Thursday, February 4, 2010

Reading in a Chinese Garden


Last month Kathy and I visited the Chinese Garden in Portland, Oregon.  It's the type of garden that one of the high officials of the Ming Dynasty might have built for himself in some remote city to remind him of the splendor of Peking.  We arrived just in time to join the one o'clock guided tour for a small group of people numbering no more than ten.

Our guide began with an imaginary orientation of where this garden might have been sited in a crowded Chinese city.  She pointed out the high walls, for privacy, and let us know that the decorative openings in the walls were not authentic.  They were necessary because of the Portland building codes.

She began to talk about ancient China, and the stages of examinations that a scholar had to pass in order to become a high court official.  Immediately she reached into a blue tote bag and withdrew a map of China.  This would be a reference point as she spoke of the geography, the distances, and the differences in population.


As we moved from one stopping point to another, the guide discussed the variety of plant forms in the garden and the symbolic importance of fish in the water.  "You may wonder why you might see a whole fish on a platter at a Chinese festivity," she said.  "Why don't they remove the head and tail before serving it?"  We all waited a few seconds before she said, "It's because the fish represents abundance, or the wish for abundance, and the head and tail symbolize the entirety of life."

We entered a variety of rooms around the garden and heard about what they symbolized to the owner and to his visitors.  One room had a small library and a writing desk with inks and brushes, the trappings of beautiful thoughts, beautiful writing, and beautiful images.

At last we came to a set of carved wooden panels.  Our guide pointed out the theme of the carvings and the presence of poems there.
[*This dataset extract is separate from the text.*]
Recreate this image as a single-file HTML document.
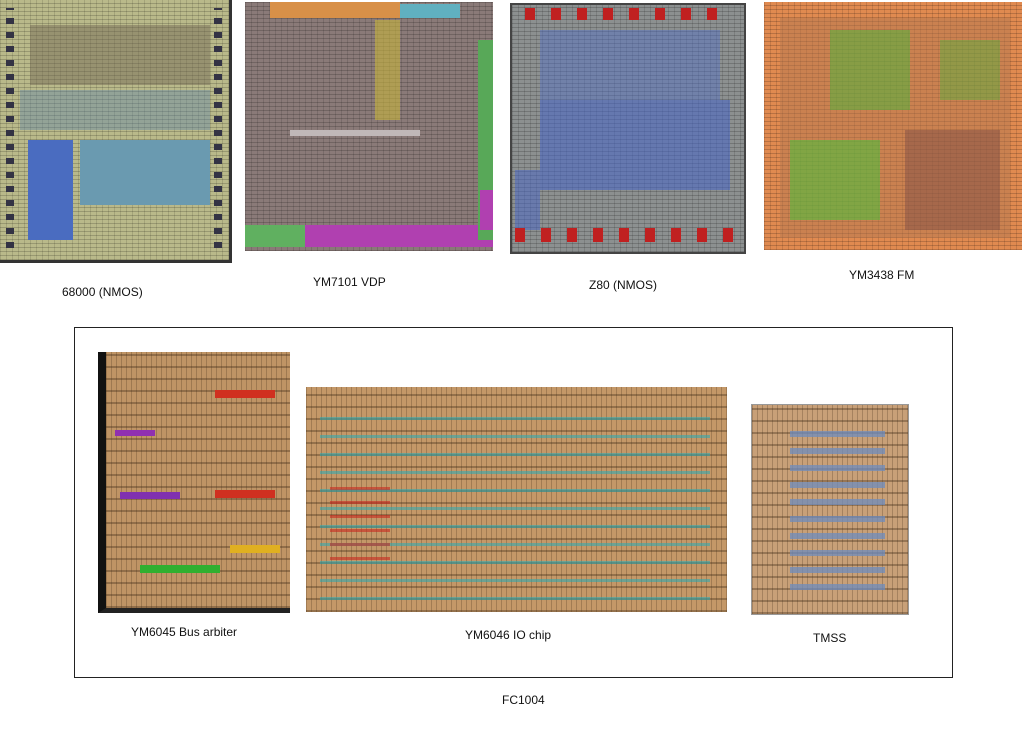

And then, to end the tour, we all had a special treat.  She reached into her tote bag and withdrew a book of Chinese poems and their English translations and she asked for two volunteers to read to the group.  I thought immediately of so many museums back in Missouri, places where I had seen a Civil War loyalty oath, a telegram from General Alexander Doniphan to the Governor of Missouri in 1838 in which he refuses to carry out an order to execute Joseph Smith and a party of Mormons.  I thought of the journals and stories of Laura Ingalls Wilder, the stories of Mark Twain, the letters of Harry Truman, Eugene Field.  I thought of the recollections of former slaves, the diaries of German immigrants, the letters of soldiers to their parents in time of war.

There are so many opportunities to use a map or to engage visitors in reading the primary sources of history.  I saw the magic of props like that in Portland.